The difference in appearance suggests a bug something in glib (if the
normalization is wrong) or pango+friends (if normalization is correct).

Comment 6 Morten Welinder 2012-04-04 20:59:38 UTC

Filed bug 673532 against glib to get their opinion.

Comment 7 Andreas J. Guelzow 2012-04-04 22:10:36 UTC

Do you have the byte sequence before and after the G_NORMALIZE_DEFAULT ?

Comment 8 Morten Welinder 2012-04-04 23:23:51 UTC

Andreas: see bug 673532.

Comment 9 Morten Welinder 2012-04-05 19:01:16 UTC

The word from bug 673532 is that this is pango's fault.

For Gnumeric that leaves the questions:

1. Should we do the substitution in NFD form [decomposed] or in
   NFC form [composed]?  Right now we do NFD.

   This comes down to this: should s/e/a/ change "é" to "á"?  There
   are perfectly good reasons either way.

2. Should we leave the result in NFD, NFC, or whatever comes out when
   we do the substitution?  Right now we do the whatever form.

   Right now we potentially leave a mess of forms.  That isn't supposed
   to matter, but leaving a normalized form if there is a substitution
   feels like a better way.  NFC, in light of this bug, is probably the
   result closest to what entry of text in a cell would yield.

Comment 10 Andreas J. Guelzow 2012-04-05 19:16:52 UTC

re 1: Since there are perfectly good reasons to do it either way, I think we may just want to have an option...

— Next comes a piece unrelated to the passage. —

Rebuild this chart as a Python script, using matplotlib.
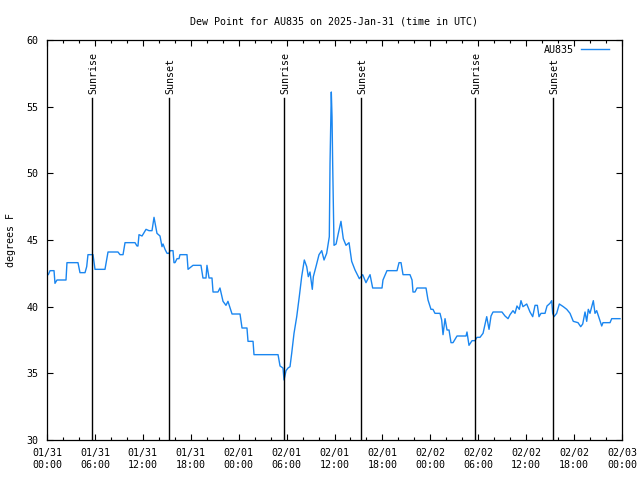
import numpy as np
import matplotlib
matplotlib.use('Agg')
import matplotlib.pyplot as plt
from matplotlib.ticker import MultipleLocator

# hours since 2025-01-31 00:00 UTC
hours = [0.0, 0.16, 0.38, 0.88, 1.0, 1.25, 2.38, 2.5, 3.88, 4.13, 4.76, 4.97, 5.13, 5.76,
         6.01, 7.26, 7.64, 8.89, 9.14, 9.52, 9.77, 11.02, 11.27, 11.39, 11.52, 11.9, 12.4,
         12.77, 13.15, 13.4, 13.77, 14.15, 14.4, 14.53, 14.78, 15.03, 15.28, 15.4, 15.78,
         15.9, 16.03, 16.28, 16.53, 16.65, 17.53, 17.66, 18.28, 19.28, 19.53, 19.91, 20.03,
         20.29, 20.66, 20.79, 21.41, 21.66, 22.04, 22.41, 22.66, 23.17, 24.17, 24.42, 25.04,
         25.17, 25.8, 25.92, 28.93, 29.18, 29.55, 29.68, 29.93, 30.18, 30.43, 30.64, 30.93,
         31.27, 31.59, 31.89, 32.22, 32.52, 32.72, 32.93, 33.22, 33.35, 33.68, 34.06, 34.4,
         34.69, 35.02, 35.35, 35.44, 35.6, 35.69, 35.77, 35.94, 36.2, 36.48, 36.81, 37.1,
         37.44, 37.82, 38.15, 38.57, 39.11, 39.53, 39.94, 40.45, 40.78, 41.95, 42.07, 42.57,
         43.83, 44.08, 44.33, 44.58, 45.45, 45.71, 45.83, 46.08, 46.33, 47.46, 47.71, 48.08,
         48.33, 48.58, 49.21, 49.42, 49.59, 49.84, 50.09, 50.34, 50.59, 50.84, 51.34, 52.47,
         52.59, 52.84, 53.22, 53.59, 53.84, 54.22, 54.6, 55.06, 55.35, 55.6, 55.85, 56.97,
         57.35, 57.73, 57.98, 58.35, 58.6, 58.85, 59.14, 59.35, 59.6, 60.07, 60.48, 60.82,
         61.11, 61.4, 61.61, 61.86, 62.36, 62.61, 62.98, 63.2, 63.32, 63.49, 63.82, 64.15,
         64.65, 65.08, 65.49, 65.9, 66.49, 66.83, 67.08, 67.37, 67.58, 67.78, 67.99, 68.41,
         68.62, 68.83, 69.16, 69.46, 69.62, 70.5, 70.71, 71.75]
dewpoint = [42.4, 42.4, 42.7, 42.7, 41.75, 42.0, 42.0, 43.3, 43.3, 42.55, 42.55, 43.0, 43.9, 43.9,
            42.8, 42.8, 44.1, 44.1, 43.9, 43.9, 44.8, 44.8, 44.55, 44.55, 45.4, 45.3, 45.8,
            45.7, 45.7, 46.7, 45.5, 45.3, 44.5, 44.7, 44.3, 44.0, 44.0, 44.2, 44.2,
            43.3, 43.3, 43.6, 43.6, 43.9, 43.9, 42.8, 43.1, 43.1, 42.15, 42.15, 43.1,
            42.15, 42.15, 41.1, 41.1, 41.4, 40.4, 40.1, 40.4, 39.45, 39.45, 38.4, 38.4,
            37.4, 37.4, 36.4, 36.4, 35.55, 35.4, 34.5, 35.2, 35.4, 35.5, 36.5, 38.0,
            39.25, 40.75, 42.25, 43.5, 43.0, 42.25, 42.6, 41.3, 42.25, 43.0, 43.9, 44.2,
            43.5, 44.0, 45.25, 50.75, 56.1, 54.25, 50.75, 44.6, 44.7, 45.5, 46.4, 45.1,
            44.6, 44.8, 43.4, 42.75, 42.1, 42.4, 41.8, 42.4, 41.4, 41.4, 42.0, 42.7,
            42.7, 43.3, 43.3, 42.4, 42.4, 42.0, 41.1, 41.1, 41.4, 41.4, 40.5, 39.8,
            39.8, 39.5, 39.5, 39.0, 37.9, 39.1, 38.25, 38.25, 37.3, 37.3, 37.8, 37.8,
            38.1, 37.1, 37.45, 37.45, 37.7, 37.7, 38.0, 39.25, 38.3, 39.3, 39.6, 39.6,
            39.3, 39.1, 39.4, 39.7, 39.5, 40.05, 39.8, 40.45, 40.0, 40.2, 39.6, 39.25,
            40.1, 40.1, 39.25, 39.5, 39.5, 40.05, 40.25, 40.45, 39.5, 39.25, 39.5, 40.2,
            40.0, 39.8, 39.5, 38.9, 38.8, 38.5, 38.7, 39.6, 38.9, 39.8, 39.5, 40.45,
            39.5, 39.7, 39.1, 38.55, 38.8, 38.8, 39.1, 39.1]

sun_hours = [5.67, 15.32, 29.7, 39.33, 53.64, 63.38]
sun_labels = ['Sunrise', 'Sunset', 'Sunrise', 'Sunset', 'Sunrise', 'Sunset']

xtick_labels = ['01/31\n00:00', '01/31\n06:00', '01/31\n12:00', '01/31\n18:00',
                '02/01\n00:00', '02/01\n06:00', '02/01\n12:00', '02/01\n18:00',
                '02/02\n00:00', '02/02\n06:00', '02/02\n12:00', '02/02\n18:00',
                '02/03\n00:00']

fs = 7.2
plt.rcParams['font.family'] = 'DejaVu Sans Mono'
plt.rcParams['font.size'] = fs

fig = plt.figure(figsize=(6.4, 4.8), dpi=100)
ax = fig.add_axes([47/640, 40/480, 575/640, 400/480])

ax.plot(hours, dewpoint, color='#1a86f0', lw=1, label='AU835')

for h, lab in zip(sun_hours, sun_labels):
    ax.plot([h, h], [30, 55.65], color='black', lw=1)
    ax.text(h + 0.1, 55.95, lab, rotation=90, ha='center', va='bottom', fontsize=fs)

ax.set_xlim(0, 72)
ax.set_ylim(30, 60)
ax.set_xticks(np.arange(0, 73, 6))
ax.set_xticklabels(xtick_labels)
ax.xaxis.set_minor_locator(MultipleLocator(2))
ax.set_yticks(np.arange(30, 61, 5))
ax.tick_params(which='both', direction='in', top=True, right=True, labelsize=fs, pad=6)
ax.tick_params(which='major', length=4.5, width=0.8)
ax.tick_params(which='minor', length=2.5, width=0.8)
for s in ax.spines.values():
    s.set_linewidth(0.9)

ax.set_ylabel('degrees F', fontsize=fs, labelpad=8)
ax.set_title('Dew Point for AU835 on 2025-Jan-31 (time in UTC)', fontsize=fs, pad=11)
ax.legend(loc='upper right', bbox_to_anchor=(1 - 9/575, 1 - 1/400), frameon=False,
          markerfirst=False, handlelength=2.8, fontsize=fs, borderaxespad=0,
          handletextpad=0.7)

fig.savefig('out.png', dpi=100)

In German for example ä is usually considered a different letter than a. On the other hand many accents are considered just modifications...

re 2: We should probably avoid changing the format, but what are we doing for things such as strlen. STRLEN counts characters so the answer would depend on the representation and may change with normalization.

Comment 11 Morten Welinder 2012-04-06 15:57:34 UTC

We could have an option (suitably hidden on the "advanced" tab), but
I suspect it may be overkill for a spreadsheet.

Re 2: once we have normalized (regardless of how) there is no going back.
That means STRLEN will change after substitution.  Too bad, I think.
However, STRLEN is a good reason for returning the result in NFC.

I notice another problem: we don't normalize the search text.  It should
be subjected to the same normalization as the subject text.

Comment 12 Morten Welinder 2012-04-06 19:10:18 UTC

This problem has been fixed in the development version. The fix will be available in the next major software release. Thank you for your bug report.

We now normalize to NFC after search/replace changes a cell.

Comment 13 Andreas J. Guelzow 2012-04-06 19:40:55 UTC

Perhaps I am not looking at the right place, but it looks to me that all of these normalizations act only on the string content without adjusting any existing pango attribute lists. THis could be the cause for bug #673663.